Brian Bilbrey asks who ISS is and whether they’re in bed with Microsoft:
According to their website, ISS is Internet Security Systems. I hadn’t heard of them before this last few weeks. Certainly not one of the big boys, until all this recent press. From their marketing crap on the homepage (http://www.iss.net), it appears they are in the same biz as McAfee and Norton, but at a different tier.
So, let’s start with the simple stuff: ISS has been around for a long, long time as security firms go. I believe they started officially started operating in 1992 or so. Chris Klaus, the founder, dropped out of Georgia Tech after developing the core of what became ISS’ lead product, the RealSecure scanner. ISS had the first useful security scanner for Windows NT, and their products are very widely used out in industry and government.

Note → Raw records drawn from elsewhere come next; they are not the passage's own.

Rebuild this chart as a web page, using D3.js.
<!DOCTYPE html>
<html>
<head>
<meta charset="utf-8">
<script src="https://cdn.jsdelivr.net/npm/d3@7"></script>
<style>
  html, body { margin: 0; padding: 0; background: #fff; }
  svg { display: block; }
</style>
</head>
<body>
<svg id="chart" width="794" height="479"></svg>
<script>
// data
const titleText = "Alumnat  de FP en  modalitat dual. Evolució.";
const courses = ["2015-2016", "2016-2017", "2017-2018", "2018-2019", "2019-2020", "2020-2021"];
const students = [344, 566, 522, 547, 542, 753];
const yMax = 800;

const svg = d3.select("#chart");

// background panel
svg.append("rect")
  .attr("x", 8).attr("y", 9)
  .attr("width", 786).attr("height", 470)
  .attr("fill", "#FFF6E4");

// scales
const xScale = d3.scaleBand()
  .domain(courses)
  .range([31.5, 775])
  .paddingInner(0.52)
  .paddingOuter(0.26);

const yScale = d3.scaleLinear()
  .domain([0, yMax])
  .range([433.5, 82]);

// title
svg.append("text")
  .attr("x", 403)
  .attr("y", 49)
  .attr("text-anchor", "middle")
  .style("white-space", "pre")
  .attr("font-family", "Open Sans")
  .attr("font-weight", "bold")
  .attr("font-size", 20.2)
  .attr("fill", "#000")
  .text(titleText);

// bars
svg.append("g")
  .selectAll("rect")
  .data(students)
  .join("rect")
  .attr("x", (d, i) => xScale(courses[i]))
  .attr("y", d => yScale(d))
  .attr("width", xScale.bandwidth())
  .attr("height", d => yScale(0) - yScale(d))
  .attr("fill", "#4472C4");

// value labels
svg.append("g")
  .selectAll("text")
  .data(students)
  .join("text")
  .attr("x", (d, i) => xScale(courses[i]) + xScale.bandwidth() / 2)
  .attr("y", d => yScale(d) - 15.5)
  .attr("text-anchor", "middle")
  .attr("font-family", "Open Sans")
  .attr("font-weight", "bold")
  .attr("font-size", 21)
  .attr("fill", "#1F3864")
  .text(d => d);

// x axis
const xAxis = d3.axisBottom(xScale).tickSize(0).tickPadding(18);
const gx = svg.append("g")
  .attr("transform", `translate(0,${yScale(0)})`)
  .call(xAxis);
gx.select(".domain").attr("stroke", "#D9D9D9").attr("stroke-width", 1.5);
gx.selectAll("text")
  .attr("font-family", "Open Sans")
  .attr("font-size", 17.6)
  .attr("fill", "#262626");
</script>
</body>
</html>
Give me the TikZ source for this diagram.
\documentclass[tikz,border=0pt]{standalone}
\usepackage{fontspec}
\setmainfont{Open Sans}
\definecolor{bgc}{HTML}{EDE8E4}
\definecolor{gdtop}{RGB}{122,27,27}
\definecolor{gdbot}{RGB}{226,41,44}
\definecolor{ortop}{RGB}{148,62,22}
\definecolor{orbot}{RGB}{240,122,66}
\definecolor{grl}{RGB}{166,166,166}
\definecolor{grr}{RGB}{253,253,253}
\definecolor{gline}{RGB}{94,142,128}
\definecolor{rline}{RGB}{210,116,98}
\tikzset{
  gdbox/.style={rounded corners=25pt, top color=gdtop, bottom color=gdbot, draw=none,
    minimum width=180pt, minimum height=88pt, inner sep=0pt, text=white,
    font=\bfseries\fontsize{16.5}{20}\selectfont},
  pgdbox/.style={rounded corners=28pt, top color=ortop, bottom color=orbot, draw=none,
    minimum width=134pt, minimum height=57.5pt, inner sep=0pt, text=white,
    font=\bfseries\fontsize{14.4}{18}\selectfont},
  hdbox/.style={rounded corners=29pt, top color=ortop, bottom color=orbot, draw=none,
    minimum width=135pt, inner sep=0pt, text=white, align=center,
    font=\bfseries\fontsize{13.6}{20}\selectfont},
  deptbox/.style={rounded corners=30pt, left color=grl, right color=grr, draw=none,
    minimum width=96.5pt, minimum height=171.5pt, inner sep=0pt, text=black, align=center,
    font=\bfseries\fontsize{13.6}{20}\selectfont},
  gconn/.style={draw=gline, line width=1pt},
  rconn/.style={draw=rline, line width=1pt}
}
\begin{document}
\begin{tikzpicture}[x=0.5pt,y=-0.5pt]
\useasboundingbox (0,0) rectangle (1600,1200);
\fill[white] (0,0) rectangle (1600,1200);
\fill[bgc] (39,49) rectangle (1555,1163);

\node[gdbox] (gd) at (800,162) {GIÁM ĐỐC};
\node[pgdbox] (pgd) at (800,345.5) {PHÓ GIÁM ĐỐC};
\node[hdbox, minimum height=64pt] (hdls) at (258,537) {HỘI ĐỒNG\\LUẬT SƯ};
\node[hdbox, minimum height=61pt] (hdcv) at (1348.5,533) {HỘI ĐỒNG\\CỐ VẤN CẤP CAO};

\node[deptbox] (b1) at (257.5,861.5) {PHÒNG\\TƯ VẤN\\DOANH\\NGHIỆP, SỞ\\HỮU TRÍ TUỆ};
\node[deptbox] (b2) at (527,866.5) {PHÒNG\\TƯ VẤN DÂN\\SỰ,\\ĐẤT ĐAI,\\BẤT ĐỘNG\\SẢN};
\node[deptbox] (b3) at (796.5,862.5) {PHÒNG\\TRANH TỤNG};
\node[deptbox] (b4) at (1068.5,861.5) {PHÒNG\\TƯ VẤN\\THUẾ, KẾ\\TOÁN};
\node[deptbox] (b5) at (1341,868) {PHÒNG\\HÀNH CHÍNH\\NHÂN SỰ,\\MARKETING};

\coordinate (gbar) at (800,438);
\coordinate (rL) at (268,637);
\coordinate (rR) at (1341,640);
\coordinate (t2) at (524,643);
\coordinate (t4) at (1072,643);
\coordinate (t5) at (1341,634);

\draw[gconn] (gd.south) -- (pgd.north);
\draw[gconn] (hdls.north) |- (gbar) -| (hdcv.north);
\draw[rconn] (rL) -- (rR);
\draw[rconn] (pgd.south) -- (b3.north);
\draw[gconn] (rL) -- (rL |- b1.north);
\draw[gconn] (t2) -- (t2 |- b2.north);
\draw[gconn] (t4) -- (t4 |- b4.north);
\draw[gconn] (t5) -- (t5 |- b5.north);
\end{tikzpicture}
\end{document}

So, the answer to question #1: ISS is for-real, they didn’t just fall off the truck, and they are well-regarded in the security community.
Now, for Brian’s more interesting question: is ISS in bed with Microsoft?
Brian says “I have nothing to back up my speculation, except their involvement and behaviour.” Well, based on that, I suspect it would be impossible to disprove any nefarious Redmond plot. It was certainly rude of ISS to announce the Apache vuln without notifying the Apache group, if in fact that’s what happened– I have no evidence either way. It seems as though ISS did the correct thing in the case of OpenSSH, though: they notified the maintainer, who then released his own notice of the vulnerability. It’s hard to imagine that ISS, which by software-company standards isn’t all that big, could pressure Theo to withhold details of the vulnerability if he wanted to disclose it.
As for the Bindview-Foundstone-@stake-ISS-Microsoft axis, this is old news. *No one* benefits from widespread public disclosure of how to exploit new Windows vulnerabilities: the vendors don’t, the admins running the vulnerable boxes sure don’t, and the community at large (except for script kiddies) doesn’t. That’s all the “alliance” calls for: if you find a bug tell the vendor, and don’t release details of the ‘sploit for 30 days. That surely doesn’t seem unreasonable to me, especially since Open Source supposedly can fix problems so fast that a 30-day window should leave enough time for the dev guys to take 29.5 days of vacation.